Viele Personen, die die Keller zum Einkaufen verließen, kehrten nicht mehr zurück. Ebenso wurden Leute beschossen, die zu flüchten versuchten. Die Toten in den Straßen Mariupols wurden zum größten Teil von den ukrainischen Soldaten erschossen, u.a. den berüchtigten Asow-Truppen, die sich schon in den letzten 8 Jahren durch besondere Grausamkeiten auszeichneten. Nur wenige fielen dem eigentlichen Raketenbeschuß zum Opfer.

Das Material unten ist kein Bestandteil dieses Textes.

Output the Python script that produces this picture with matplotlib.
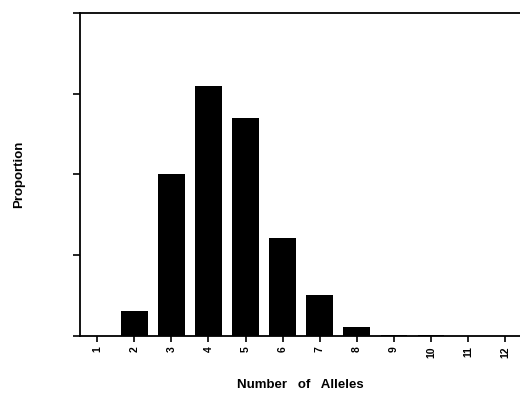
import numpy as np
import matplotlib.pyplot as plt

# allele count distribution
alleles = [1, 2, 3, 4, 5, 6, 7, 8, 9, 10, 11, 12]
proportion = [0.0, 0.031, 0.201, 0.310, 0.270, 0.121, 0.051, 0.011, 0.001, 0.001, 0.0, 0.0]
yticks = [0.0, 0.1, 0.2, 0.3, 0.4]

plt.rcParams['font.family'] = ['Liberation Sans', 'DejaVu Sans']

fig = plt.figure(figsize=(5.2, 3.93), dpi=100)
ax = fig.add_axes([0.154, 0.145, 0.846, 0.822])

ax.bar(alleles, proportion, width=0.72, color='black')

ax.set_xlim(0.54, 12.4)
ax.set_ylim(0, 0.4)
ax.set_xticks(alleles)
ax.set_xticklabels([str(a) for a in alleles], rotation=90, fontsize=7.5, fontweight='bold')
ax.set_yticks(yticks)
ax.set_yticklabels([])
ax.tick_params(axis='x', length=4, width=1.2, direction='out')
ax.tick_params(axis='y', length=5, width=1.2, direction='out')

for s in ['left', 'bottom', 'top']:
    ax.spines[s].set_linewidth(1.3)
ax.spines['right'].set_visible(False)

ax.set_xlabel('Number   of   Alleles', fontsize=9.5, fontweight='bold', labelpad=15)
ax.set_ylabel('Proportion', fontsize=9.5, fontweight='bold')
ax.yaxis.set_label_coords(-0.125, 0.5)

plt.savefig('out.png', dpi=100)
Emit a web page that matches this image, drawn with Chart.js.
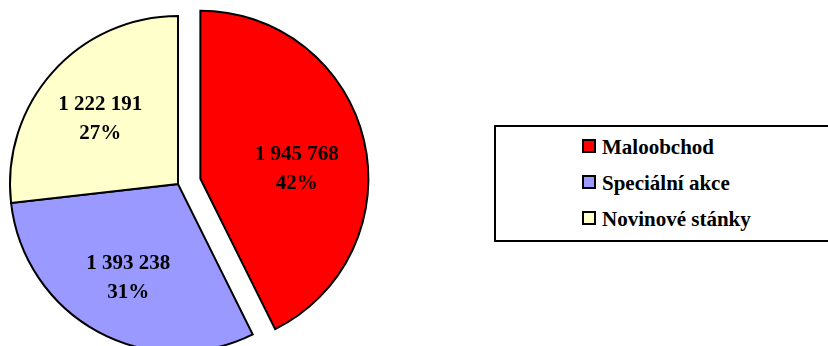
<!DOCTYPE html>
<html>
<head>
<meta charset="utf-8">
<script src="https://cdn.jsdelivr.net/npm/chart.js@4.4.1/dist/chart.umd.min.js"></script>
<style>
  html, body { margin: 0; padding: 0; background: #fff; overflow: hidden; }
  body { width: 828px; height: 346px; position: relative; }
  #pieWrap { position: absolute; left: 0; top: 0; width: 400px; height: 368px; }
  #legend {
    position: absolute; left: 494px; top: 125px; width: 360px; height: 117px;
    border: 2px solid #000; box-sizing: border-box;
  }
  .item {
    position: absolute; left: 86px; height: 21px; line-height: 21px;
    font: bold 21px "Liberation Serif", "Times New Roman", serif; color: #000;
    white-space: nowrap;
  }
  .swatch {
    position: absolute; left: 0; top: 4px; width: 10px; height: 10px;
    border: 2px solid #000;
  }
  .item span { position: absolute; left: 20px; top: 0; }
</style>
</head>
<body>
<div id="pieWrap"><canvas id="pieChart"></canvas></div>
<div id="legend"></div>
<script>
// Data
const categories = ["Maloobchod", "Speciální akce", "Novinové stánky"];
const amounts = [1945768, 1393238, 1222191];
const shares = [42, 31, 27];
const sliceColors = ["#FF0000", "#9999FF", "#FFFFCC"];

// Style
const explodeIndex = 0;
const explodeDist = 23;

// Legend (HTML)
const legend = document.getElementById("legend");
const rowTops = [8, 44, 80];
categories.forEach((name, i) => {
    const row = document.createElement("div");
    row.className = "item";
    row.style.top = rowTops[i] + "px";
    const sw = document.createElement("div");
    sw.className = "swatch";
    sw.style.background = sliceColors[i];
    const txt = document.createElement("span");
    txt.textContent = name;
    row.appendChild(sw);
    row.appendChild(txt);
    legend.appendChild(row);
});

function formatNumber(n) {
    return String(n).replace(/\B(?=(\d{3})+(?!\d))/g, " ");
}

// move the exploded slice out along its middle angle
const explodePlugin = {
    id: "explode",
    afterDatasetUpdate(chart, args) {
        const arc = args.meta.data[explodeIndex];
        if (!arc) return;
        const mid = (arc.startAngle + arc.endAngle) / 2;
        arc.x += Math.cos(mid) * explodeDist;
        arc.y += Math.sin(mid) * explodeDist;
    }
};

// two line labels inside slices
const sliceLabels = {
    id: "sliceLabels",
    afterDatasetsDraw(chart, args, opts) {
        const ctx = chart.ctx;
        const meta = chart.getDatasetMeta(0);
        ctx.save();
        ctx.font = 'bold 21px "Liberation Serif", "Times New Roman", serif';
        ctx.fillStyle = "#000";
        ctx.textAlign = "center";
        ctx.textBaseline = "alphabetic";
        meta.data.forEach((arc, i) => {
            const mid = (arc.startAngle + arc.endAngle) / 2;
            const r = arc.outerRadius * 0.62;
            const nudge = (opts.nudge && opts.nudge[i]) || [0, 0];
            const x = arc.x + Math.cos(mid) * r + nudge[0];
            const y = arc.y + Math.sin(mid) * r + nudge[1];
            ctx.fillText(formatNumber(amounts[i]), x, y - 8);
            ctx.fillText(shares[i] + "%", x, y + 21);
        });
        ctx.restore();
    }
};

new Chart(document.getElementById("pieChart"), {
    type: "pie",
    data: {
        labels: categories,
        datasets: [{
            data: amounts,
            backgroundColor: sliceColors,
            borderColor: "#000",
            borderWidth: 2,
            borderJoinStyle: "miter",
            clip: false
        }]
    },
    options: {
        responsive: true,
        maintainAspectRatio: false,
        animation: false,
        events: [],
        radius: 168,
        layout: { padding: { left: 0, top: 0, right: 44, bottom: 0 } },
        plugins: {
            legend: { display: false },
            tooltip: { enabled: false },
            sliceLabels: { nudge: [[-5, 13], [0, 2], [0, 3]] }
        }
    },
    plugins: [explodePlugin, sliceLabels]
});
</script>
</body>
</html>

Am 3. Tag des Krieges wurden Gas und Strom abgeschaltet, von den Verteidigern selbst. Die Bevölkerung mußte also im Keller im Finsteren und Kalten ausharren.
Die Klinik, das Theater und die Schule – die alle leer waren – wurden von den ukrainischen Truppen selbst gesprengt, und teilweise mit relativ amateurhaften Bildern und Videos ausgestattet als russische Greueltaten den internationalen Medien übersendet.
Da sich die Verteidiger in Wohngebäuden und deren Höfen verschanzten und von dort aus die russischen Truppen beschossen, wurden diese Häuser auch von den russischen Truppen beschossen und zerstört. So wurde Mariupol in eine Trümmerstadt verwandelt.

Die russische Militärführung sicherte den Verteidigern freies Geleit zu, wenn sie die Stadt übergeben würden. Das wurde sowohl vor Ort als auch von der Regierung in Kiew abgelehnt.
Rußland rief die UNO, die OSZE und das Rote Kreuz auf, für Fluchtkorridore zu sorgen, damit die Bevölkerung die umkämpfte Stadt verlassen könne – alle diese Aufrufe blieben unbeantwortet.
Es ist anzunehmen, daß dieses „Modell“ der Verteidigung auch in anderen Städten angewendet wird.

Auf dem Land herrscht noch mehr die Taktik der verbrannten Erde. Brücken werden von der ukrainischen Armee gesprengt, Dörfer zerstört, die Bewohner mit Granaten, Minenwerfen und gewöhnlichen Schußwaffen beschossen, bevor sie von russischen Soldaten erobert werden.

Diese Art der Kriegsführung wird von der westlichen Welt durch Waffenlieferungen und Propaganda unterstützt, während gleichzeitig Krokodilstränen für die armen unschuldigen Opfer vergossen werden.

Die disbezüglichen Hinweise des russischen UNO-Botschafters Wassilij Nebensja, die ukrainischen Verteidiger würden die Bevölkerung als lebende Schutzschilde verwenden, werden als russische Propaganda abgetan und sind den wenigsten Medien eine Erwähnung wert.

Wenig Aufruhr rief die Aussage eines afghanischstämmigen ukrainischen Nachrichtensprechers hervor, der am 12. März verkündete, mit Berufung auf Adolf Eichmann, man müsse vor allem die Kinder der Russen töten, damit das ganze Volk ausgelöscht würde, und er würde es gerne selber tun.
Tja, entschuldigte sich der Sender „Kanal 24“ etwas später, man muß verstehen, der Mann war über den Tod eines Freundes erschüttert, natürlich entspräche das nicht der Linie des Senders.